Before markets opened on Jan. 26, 3M reported Q4 EPS of $1.66, slightly better than analysts' consensus of $1.63. Revenue was down, but not as much as analysts had forecast, and cash flow, although down 3.1%, remained strong. 3M reiterated its earlier guidance of 2016 earnings of $8.10 to $8.45 per share, and organic sales growth, excluding currency effects, of 1% to 3%.

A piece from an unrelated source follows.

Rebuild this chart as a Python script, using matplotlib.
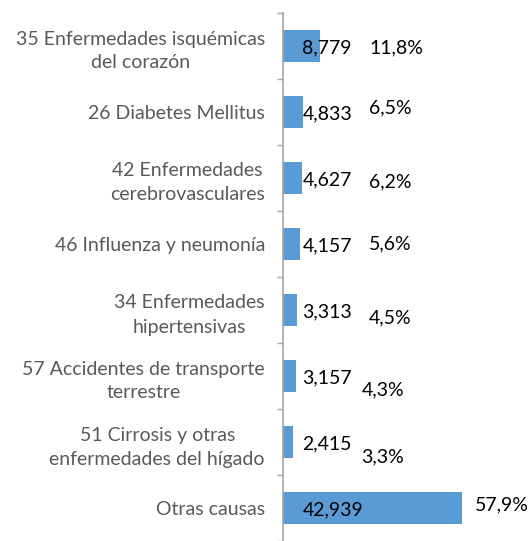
import matplotlib
matplotlib.use('Agg')
import matplotlib.pyplot as plt
import numpy as np

plt.rcParams['font.family'] = ['Lato', 'DejaVu Sans']

causes = ['35 Enfermedades isquémicas\ndel corazón',
          '26 Diabetes Mellitus',
          '42 Enfermedades\ncerebrovasculares',
          '46 Influenza y neumonía',
          '34 Enfermedades\nhipertensivas',
          '57 Accidentes de transporte\nterrestre',
          '51 Cirrosis y otras\nenfermedades del hígado',
          'Otras causas']
deaths = [8779, 4833, 4627, 4157, 3313, 3157, 2415, 42939]
value_labels = ['8,779', '4,833', '4,627', '4,157', '3,313', '3,157', '2,415', '42,939']
pct_labels = ['11,8%', '6,5%', '6,2%', '5,6%', '4,5%', '4,3%', '3,3%', '57,9%']

# small nudges for the percent labels (points)
pct_dy = [-1, 3, -3, 0, -6, -10, -11, 2]
pct_dx = [62, 62, 62, 62, 62, 57, 56, 9]

fig = plt.figure(figsize=(5.28, 5.41), dpi=100)
ax = fig.add_axes([283 / 528, 0.0, 1 - 283 / 528, 1 - 13 / 541])

y = np.arange(len(causes))
bars = ax.barh(y, deaths, height=0.48, color='#5B9BD5')

ax.set_ylim(len(causes) - 0.5, -0.5)
ax.set_xlim(0, 58770)

for i, b in enumerate(bars):
    ax.annotate(value_labels[i], xy=(0, y[i]), xytext=(14, -1.5),
                textcoords='offset points', ha='left', va='center',
                fontsize=14, color='black')
    xref = deaths[i] if i == len(causes) - 1 else 0
    ax.annotate(pct_labels[i], xy=(xref, y[i]), xytext=(pct_dx[i], pct_dy[i]),
                textcoords='offset points', ha='left', va='center',
                fontsize=14, color='black')

ax.set_yticks(y)
ax.set_yticklabels(causes, multialignment='center', linespacing=1.5,
                   fontsize=14, color='#595959')
ax.set_yticks(np.arange(-0.5, len(causes), 1), minor=True)
ax.tick_params(axis='y', which='major', length=0, pad=13)
ax.tick_params(axis='y', which='minor', length=4, color='#A6A6A6', width=1)
ax.set_xticks([])

for s in ['top', 'right', 'bottom']:
    ax.spines[s].set_visible(False)
ax.spines['left'].set_color('#A6A6A6')
ax.spines['left'].set_linewidth(1.2)

fig.savefig('out.png', dpi=100)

On the face of it, this is not a cause for such celebrations. Currency effects are likely to offset most, if not all, of that organic revenue growth. What 3M is telling investors is that, in its fifth year of little or even declining revenue growth, it will still manage to increase EPS in 2016. Much of this will come from share repurchases -- $5.2 billion worth in 2015 -- but some will come, once again, from margin improvements. Some of these were disguised by restructuring charges; without those, Q4 EPS would have come in at $1.80. That's pretty remarkable.

What's the takeaway?
The basic outlook for 3M's businesses isn't strong. While it suffered from earlier inventory-building by its customers, and the resulting decline in orders during 2015 as customers drew down those inventories, a strong rebound isn't likely. Demand from a few industrial sectors, such as the automotive industry, remains healthy, but by and large, it isn't.

Performance has been bolstered by its healthcare and consumer businesses, considerably less cyclical businesses that have been known to help 3M through difficult times in the past. But they can't offset weakness throughout the rest of the company, and they can't make up for what will continue to be strong currency headwinds for most of 3M's business.